Source : Nieuwsbrief Knooppunt Delta, no 187, février 2024

L'exemple de la Corse

La situation des nationalistes corses peut s'avérer intéressante pour attirer notre attention sur le contexte de cet article. Le 2 mars 2022, Franck Elong Abé, un djihadiste de 36 ans, originaire du Cameroun africain et ancien détenu des Américains à Bagram et en Afghanistan, a été nommé responsable de l'entretien de la salle de sport de la prison de la ville française d'Arles. Yvan Colonna, auteur présumé de l'assassinat du préfet français de Corse, M. Erignac, et nationaliste corse connu, est également détenu et fréquente la salle de sport de la prison. Rapidement, les deux se battent. Le nationaliste corse Yvan Colonna mourra de ses blessures à l'hôpital de Marseille le 21 mars 2022 (source : Conflits, Revue de Géopolitique, Jan-Feb 2024, no 49).
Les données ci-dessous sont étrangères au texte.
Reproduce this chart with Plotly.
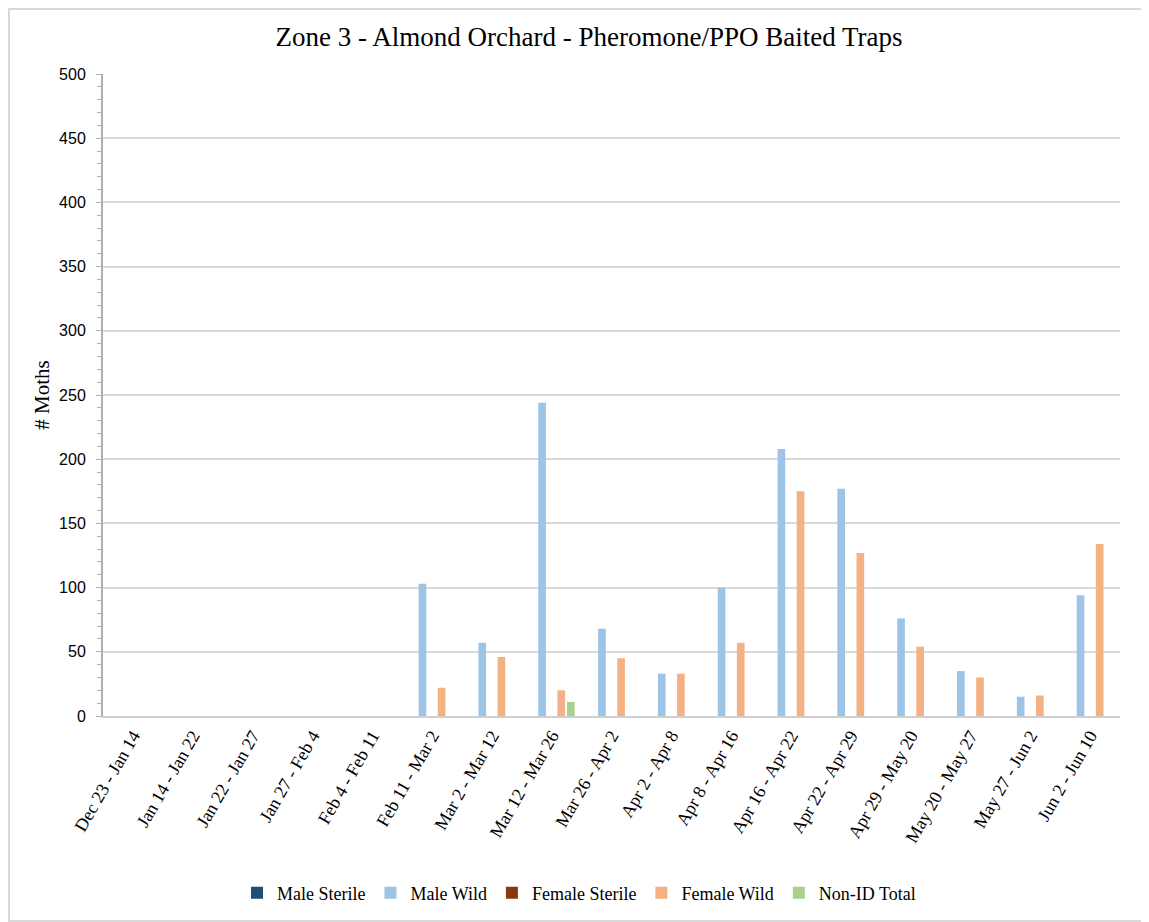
import plotly.graph_objects as go

categories = ["Dec 23 - Jan 14", "Jan 14 - Jan 22", "Jan 22 - Jan 27", "Jan 27 - Feb 4",
              "Feb 4 - Feb 11", "Feb 11 - Mar 2", "Mar 2 - Mar 12", "Mar 12 - Mar 26",
              "Mar 26 - Apr 2", "Apr 2 - Apr 8", "Apr 8 - Apr 16", "Apr 16 - Apr 22",
              "Apr 22 - Apr 29", "Apr 29 - May 20", "May 20 - May 27", "May 27 - Jun 2",
              "Jun 2 - Jun 10"]
male_sterile = [0] * 17
male_wild = [0, 0, 0, 0, 0, 103, 57, 244, 68, 33, 100, 208, 177, 76, 35, 15, 94]
female_sterile = [0] * 17
female_wild = [0, 0, 0, 0, 0, 22, 46, 20, 45, 33, 57, 175, 127, 54, 30, 16, 134]
non_id_total = [0, 0, 0, 0, 0, 0, 0, 11, 0, 0, 0, 0, 0, 0, 0, 0, 0]

series = [
    ("Male Sterile", male_sterile, "#1f4e79"),
    ("Male Wild", male_wild, "#9dc3e6"),
    ("Female Sterile", female_sterile, "#843c0c"),
    ("Female Wild", female_wild, "#f4b183"),
    ("Non-ID Total", non_id_total, "#a9d18e"),
]

fig = go.Figure()
for name, vals, color in series:
    fig.add_trace(go.Bar(x=categories, y=vals, name=name,
                         marker=dict(color=color, line=dict(width=0))))

serif = "Liberation Serif, Times New Roman, serif"
W, H = 1141, 914
L, R, T, B = 95, 29, 66, 206
PW, PH = W - L - R, H - T - B
fig.update_layout(
    width=W, height=H,
    margin=dict(l=L, r=R, t=T, b=B, autoexpand=False),
    paper_bgcolor="white", plot_bgcolor="white",
    barmode="group", bargap=0.2, bargroupgap=0.2,
    title=dict(text="Zone 3 - Almond Orchard - Pheromone/PPO Baited Traps",
               x=581 / W, xanchor="center", y=1 - 29 / H, yanchor="middle",
               font=dict(family=serif, size=27, color="#000000")),
    legend=dict(orientation="h", x=(571 - L) / PW, xanchor="center",
                y=-(177 / PH), yanchor="middle",
                font=dict(family=serif, size=18, color="#000000"),
                itemwidth=30, traceorder="normal"),
    showlegend=True,
)
fig.update_xaxes(
    type="category", tickangle=-60,
    tickfont=dict(family=serif, size=18, color="#000000"),
    showline=True, linecolor="#d0d0d0", linewidth=2,
    ticks="", showgrid=False,
)
fig.update_yaxes(
    range=[0, 500], dtick=50,
    tickfont=dict(family="Liberation Sans, Arial, sans-serif", size=16, color="#000000"),
    ticklabelstandoff=7,
    showgrid=True, gridcolor="#d9d9d9", gridwidth=2,
    showline=True, linecolor="#b0b0b0", linewidth=2,
    ticks="outside", ticklen=5, tickcolor="#b0b0b0",
    minor=dict(ticks="outside", dtick=10, ticklen=4, tickcolor="#b0b0b0", showgrid=False),
    title=dict(text="# Moths", font=dict(family=serif, size=21, color="#000000"), standoff=4),
    zeroline=False,
)
fig.add_shape(type="rect", xref="paper", yref="paper",
              x0=-(L - 1) / PW, x1=1 + (R - 1) / PW, y0=-(B - 1) / PH, y1=1 + (T - 1) / PH,
              line=dict(color="#d9d9d9", width=2), fillcolor="rgba(0,0,0,0)", layer="below")

fig.write_html("out.html")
Le mouvement nationaliste corse officiel accuse le gouvernement français d'échec politique, échec qui a causé la mort de Colonna. L'islamisme djihadiste du tueur n'est pas mentionné. Une partie de la jeunesse nationaliste n'accepte plus ce silence. Olivier Battini, étoile montante de la jeunesse nationaliste, déclare: "On a essayé de nous faire taire sur les origines islamiques du tueur de Colonna, en désignant uniquement l'État français comme responsable. J'ai résisté et j'en ai tiré les conséquences en démissionnant de Femu a Corsica (parti autonomiste)". Battini a fondé le mouvement Palatinu dans la foulée. Il sait de quoi il parle, puisqu'il a lui-même été interné un temps pour une prétendue tentative d'assassinat d'un fonctionnaire français en Corse. Le Palatinu, quant à lui, a fait parler de lui pour des manifestations et des émeutes en 2023 dans des quartiers gangrenés par le trafic de drogue. Là encore, le Palatinu dénonce l'immigration comme cause possible de la désintégration sociale due à la violence et au trafic de drogue.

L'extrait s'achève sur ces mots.